From the listing below, restate word for word the lines from the line containing "Emit a Python" down through the line containing "mec='red', label='t_fall', zorder=3)". Exclude pictures.

+++ Data to use +++

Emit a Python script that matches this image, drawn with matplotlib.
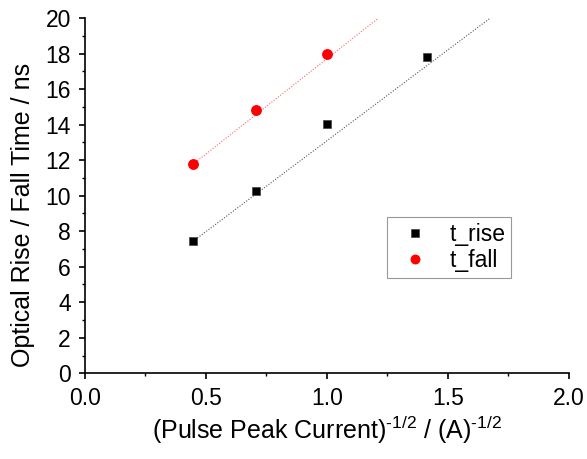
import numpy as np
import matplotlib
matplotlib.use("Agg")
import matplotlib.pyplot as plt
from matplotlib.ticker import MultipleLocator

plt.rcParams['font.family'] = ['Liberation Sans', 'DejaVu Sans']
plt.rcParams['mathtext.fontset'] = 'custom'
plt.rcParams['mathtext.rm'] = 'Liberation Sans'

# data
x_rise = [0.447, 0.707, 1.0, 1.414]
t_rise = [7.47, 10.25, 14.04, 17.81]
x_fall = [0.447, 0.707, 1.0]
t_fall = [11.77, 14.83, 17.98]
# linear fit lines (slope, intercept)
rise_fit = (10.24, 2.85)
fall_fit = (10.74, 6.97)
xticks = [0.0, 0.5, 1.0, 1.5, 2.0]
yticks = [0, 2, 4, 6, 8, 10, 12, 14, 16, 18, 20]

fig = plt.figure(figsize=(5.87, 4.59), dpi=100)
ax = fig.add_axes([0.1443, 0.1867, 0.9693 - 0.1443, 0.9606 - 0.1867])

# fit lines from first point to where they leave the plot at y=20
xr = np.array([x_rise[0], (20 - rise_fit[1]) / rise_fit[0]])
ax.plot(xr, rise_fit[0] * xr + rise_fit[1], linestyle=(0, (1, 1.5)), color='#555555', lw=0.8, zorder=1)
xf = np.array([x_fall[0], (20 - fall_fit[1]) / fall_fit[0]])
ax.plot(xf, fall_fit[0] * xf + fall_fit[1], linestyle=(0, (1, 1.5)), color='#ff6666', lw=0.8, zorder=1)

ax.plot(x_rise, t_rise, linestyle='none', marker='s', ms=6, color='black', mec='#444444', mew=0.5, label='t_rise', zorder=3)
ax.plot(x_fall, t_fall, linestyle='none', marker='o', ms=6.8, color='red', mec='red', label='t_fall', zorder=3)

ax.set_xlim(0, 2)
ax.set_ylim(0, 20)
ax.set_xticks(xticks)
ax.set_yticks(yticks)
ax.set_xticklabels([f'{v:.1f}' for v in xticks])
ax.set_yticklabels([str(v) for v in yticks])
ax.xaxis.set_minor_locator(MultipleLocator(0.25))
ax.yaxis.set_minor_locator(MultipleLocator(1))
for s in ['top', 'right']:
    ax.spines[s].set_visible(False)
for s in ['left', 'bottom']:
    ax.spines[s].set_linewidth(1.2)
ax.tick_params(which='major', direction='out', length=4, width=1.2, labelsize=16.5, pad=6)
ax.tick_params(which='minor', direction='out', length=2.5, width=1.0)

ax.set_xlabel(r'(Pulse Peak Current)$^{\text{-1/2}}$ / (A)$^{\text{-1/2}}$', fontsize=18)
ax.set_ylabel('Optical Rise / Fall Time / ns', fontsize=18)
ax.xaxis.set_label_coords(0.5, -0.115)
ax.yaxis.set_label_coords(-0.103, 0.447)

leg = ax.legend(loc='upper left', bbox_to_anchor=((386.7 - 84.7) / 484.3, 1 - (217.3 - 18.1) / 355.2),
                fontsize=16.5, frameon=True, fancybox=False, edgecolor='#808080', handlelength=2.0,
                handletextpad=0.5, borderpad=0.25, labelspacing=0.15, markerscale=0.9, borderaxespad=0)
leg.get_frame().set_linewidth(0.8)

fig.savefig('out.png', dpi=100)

+++
+++ Data to use +++

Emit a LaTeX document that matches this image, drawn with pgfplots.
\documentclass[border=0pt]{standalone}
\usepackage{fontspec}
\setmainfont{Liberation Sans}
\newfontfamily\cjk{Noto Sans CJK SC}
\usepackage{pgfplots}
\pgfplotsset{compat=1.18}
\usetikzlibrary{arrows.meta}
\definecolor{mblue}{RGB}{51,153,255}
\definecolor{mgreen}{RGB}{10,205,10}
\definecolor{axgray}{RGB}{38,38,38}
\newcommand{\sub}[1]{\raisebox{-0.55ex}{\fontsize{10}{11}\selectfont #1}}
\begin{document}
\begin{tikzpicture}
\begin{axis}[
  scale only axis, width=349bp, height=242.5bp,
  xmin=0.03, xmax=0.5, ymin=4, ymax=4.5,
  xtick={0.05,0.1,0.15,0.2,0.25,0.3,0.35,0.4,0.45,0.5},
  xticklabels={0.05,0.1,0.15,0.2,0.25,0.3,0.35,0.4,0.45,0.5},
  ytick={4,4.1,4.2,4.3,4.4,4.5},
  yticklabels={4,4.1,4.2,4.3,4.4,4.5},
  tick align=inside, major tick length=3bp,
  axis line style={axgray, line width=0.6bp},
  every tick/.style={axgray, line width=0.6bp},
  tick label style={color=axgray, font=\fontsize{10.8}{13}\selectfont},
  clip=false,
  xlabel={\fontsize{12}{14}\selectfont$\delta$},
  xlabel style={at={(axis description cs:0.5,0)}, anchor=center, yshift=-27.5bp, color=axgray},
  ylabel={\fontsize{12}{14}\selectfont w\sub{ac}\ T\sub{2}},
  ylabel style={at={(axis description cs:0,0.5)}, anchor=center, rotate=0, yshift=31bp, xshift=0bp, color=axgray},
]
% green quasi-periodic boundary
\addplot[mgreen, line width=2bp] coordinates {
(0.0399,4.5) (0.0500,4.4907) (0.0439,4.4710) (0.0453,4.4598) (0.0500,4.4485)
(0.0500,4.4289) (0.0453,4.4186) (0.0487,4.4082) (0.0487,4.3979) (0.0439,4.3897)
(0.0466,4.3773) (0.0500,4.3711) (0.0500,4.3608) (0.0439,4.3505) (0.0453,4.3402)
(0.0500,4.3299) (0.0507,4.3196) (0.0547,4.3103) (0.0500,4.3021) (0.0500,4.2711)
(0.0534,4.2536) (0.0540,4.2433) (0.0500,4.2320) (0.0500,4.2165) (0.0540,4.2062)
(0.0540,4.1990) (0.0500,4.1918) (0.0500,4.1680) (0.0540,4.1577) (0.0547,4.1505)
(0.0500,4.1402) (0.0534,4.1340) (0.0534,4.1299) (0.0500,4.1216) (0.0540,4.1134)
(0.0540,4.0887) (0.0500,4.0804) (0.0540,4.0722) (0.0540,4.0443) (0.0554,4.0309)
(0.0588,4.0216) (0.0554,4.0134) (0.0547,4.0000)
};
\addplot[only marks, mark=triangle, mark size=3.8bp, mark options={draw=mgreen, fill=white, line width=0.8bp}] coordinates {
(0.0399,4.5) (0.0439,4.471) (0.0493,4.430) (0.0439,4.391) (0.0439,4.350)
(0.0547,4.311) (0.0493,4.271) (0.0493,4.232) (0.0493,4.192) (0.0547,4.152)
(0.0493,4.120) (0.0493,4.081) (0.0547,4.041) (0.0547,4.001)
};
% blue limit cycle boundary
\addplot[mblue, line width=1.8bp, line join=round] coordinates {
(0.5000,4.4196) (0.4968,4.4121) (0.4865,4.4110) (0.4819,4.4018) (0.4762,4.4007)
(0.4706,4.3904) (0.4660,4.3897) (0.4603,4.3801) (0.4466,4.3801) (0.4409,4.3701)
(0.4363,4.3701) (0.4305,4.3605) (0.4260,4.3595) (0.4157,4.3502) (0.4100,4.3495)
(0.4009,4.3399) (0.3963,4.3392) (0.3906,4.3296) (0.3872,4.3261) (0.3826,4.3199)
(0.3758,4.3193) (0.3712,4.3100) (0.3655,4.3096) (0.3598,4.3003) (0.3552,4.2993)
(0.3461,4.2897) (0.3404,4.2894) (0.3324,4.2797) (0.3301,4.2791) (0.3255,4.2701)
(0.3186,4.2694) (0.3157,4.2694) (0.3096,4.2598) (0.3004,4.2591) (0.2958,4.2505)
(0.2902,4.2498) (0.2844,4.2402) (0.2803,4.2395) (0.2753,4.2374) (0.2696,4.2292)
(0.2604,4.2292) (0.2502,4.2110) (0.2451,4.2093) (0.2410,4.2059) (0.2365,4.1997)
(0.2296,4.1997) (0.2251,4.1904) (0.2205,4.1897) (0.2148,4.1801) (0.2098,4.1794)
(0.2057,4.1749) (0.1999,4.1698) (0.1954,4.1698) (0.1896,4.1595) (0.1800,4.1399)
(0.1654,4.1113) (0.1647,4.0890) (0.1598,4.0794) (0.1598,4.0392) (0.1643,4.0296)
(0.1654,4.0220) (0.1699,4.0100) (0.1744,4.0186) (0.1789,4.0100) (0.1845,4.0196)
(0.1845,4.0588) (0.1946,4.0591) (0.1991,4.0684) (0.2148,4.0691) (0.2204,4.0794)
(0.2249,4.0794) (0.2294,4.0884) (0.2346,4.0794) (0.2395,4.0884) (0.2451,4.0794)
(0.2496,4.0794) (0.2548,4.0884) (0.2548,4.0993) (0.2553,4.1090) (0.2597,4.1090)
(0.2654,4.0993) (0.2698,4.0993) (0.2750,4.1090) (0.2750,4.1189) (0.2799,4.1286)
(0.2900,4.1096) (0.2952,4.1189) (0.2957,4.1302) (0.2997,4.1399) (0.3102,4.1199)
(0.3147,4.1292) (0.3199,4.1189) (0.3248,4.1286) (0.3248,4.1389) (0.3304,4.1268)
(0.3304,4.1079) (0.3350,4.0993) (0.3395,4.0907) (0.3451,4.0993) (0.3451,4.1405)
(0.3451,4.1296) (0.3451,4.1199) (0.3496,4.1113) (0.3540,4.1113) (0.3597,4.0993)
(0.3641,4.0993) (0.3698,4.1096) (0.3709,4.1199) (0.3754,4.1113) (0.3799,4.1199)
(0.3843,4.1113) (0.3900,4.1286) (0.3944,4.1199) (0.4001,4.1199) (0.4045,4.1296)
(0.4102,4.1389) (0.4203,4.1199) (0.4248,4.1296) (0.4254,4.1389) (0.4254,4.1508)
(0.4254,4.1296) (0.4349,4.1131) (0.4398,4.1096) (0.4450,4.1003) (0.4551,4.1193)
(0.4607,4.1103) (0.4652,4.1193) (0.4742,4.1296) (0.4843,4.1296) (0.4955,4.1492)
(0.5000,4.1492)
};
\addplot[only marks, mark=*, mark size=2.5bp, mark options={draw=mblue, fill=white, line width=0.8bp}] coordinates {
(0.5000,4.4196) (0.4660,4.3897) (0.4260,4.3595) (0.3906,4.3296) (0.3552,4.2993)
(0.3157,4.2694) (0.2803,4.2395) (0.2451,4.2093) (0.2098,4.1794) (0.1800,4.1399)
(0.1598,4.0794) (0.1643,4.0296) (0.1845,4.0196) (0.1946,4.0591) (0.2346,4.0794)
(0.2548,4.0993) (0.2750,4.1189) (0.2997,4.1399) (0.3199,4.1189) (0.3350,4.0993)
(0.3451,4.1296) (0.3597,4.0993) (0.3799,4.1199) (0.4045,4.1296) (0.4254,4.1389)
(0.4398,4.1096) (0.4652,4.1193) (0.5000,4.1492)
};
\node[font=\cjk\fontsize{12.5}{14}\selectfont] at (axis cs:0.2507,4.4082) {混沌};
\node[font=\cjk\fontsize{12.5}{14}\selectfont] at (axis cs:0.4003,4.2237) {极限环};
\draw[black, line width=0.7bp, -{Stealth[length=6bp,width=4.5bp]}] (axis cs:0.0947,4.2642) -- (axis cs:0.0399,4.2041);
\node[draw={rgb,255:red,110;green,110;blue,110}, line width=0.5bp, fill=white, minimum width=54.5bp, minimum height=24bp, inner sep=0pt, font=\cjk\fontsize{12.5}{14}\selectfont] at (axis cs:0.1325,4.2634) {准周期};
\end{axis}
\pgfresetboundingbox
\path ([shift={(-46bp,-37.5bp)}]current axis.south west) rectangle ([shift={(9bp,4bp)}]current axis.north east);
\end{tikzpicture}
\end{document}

+++

**Solution for this task:**
Emit a Python script that matches this image, drawn with matplotlib.
import numpy as np
import matplotlib
matplotlib.use("Agg")
import matplotlib.pyplot as plt
from matplotlib.ticker import MultipleLocator

plt.rcParams['font.family'] = ['Liberation Sans', 'DejaVu Sans']
plt.rcParams['mathtext.fontset'] = 'custom'
plt.rcParams['mathtext.rm'] = 'Liberation Sans'

# data
x_rise = [0.447, 0.707, 1.0, 1.414]
t_rise = [7.47, 10.25, 14.04, 17.81]
x_fall = [0.447, 0.707, 1.0]
t_fall = [11.77, 14.83, 17.98]
# linear fit lines (slope, intercept)
rise_fit = (10.24, 2.85)
fall_fit = (10.74, 6.97)
xticks = [0.0, 0.5, 1.0, 1.5, 2.0]
yticks = [0, 2, 4, 6, 8, 10, 12, 14, 16, 18, 20]

fig = plt.figure(figsize=(5.87, 4.59), dpi=100)
ax = fig.add_axes([0.1443, 0.1867, 0.9693 - 0.1443, 0.9606 - 0.1867])

# fit lines from first point to where they leave the plot at y=20
xr = np.array([x_rise[0], (20 - rise_fit[1]) / rise_fit[0]])
ax.plot(xr, rise_fit[0] * xr + rise_fit[1], linestyle=(0, (1, 1.5)), color='#555555', lw=0.8, zorder=1)
xf = np.array([x_fall[0], (20 - fall_fit[1]) / fall_fit[0]])
ax.plot(xf, fall_fit[0] * xf + fall_fit[1], linestyle=(0, (1, 1.5)), color='#ff6666', lw=0.8, zorder=1)

ax.plot(x_rise, t_rise, linestyle='none', marker='s', ms=6, color='black', mec='#444444', mew=0.5, label='t_rise', zorder=3)
ax.plot(x_fall, t_fall, linestyle='none', marker='o', ms=6.8, color='red', mec='red', label='t_fall', zorder=3)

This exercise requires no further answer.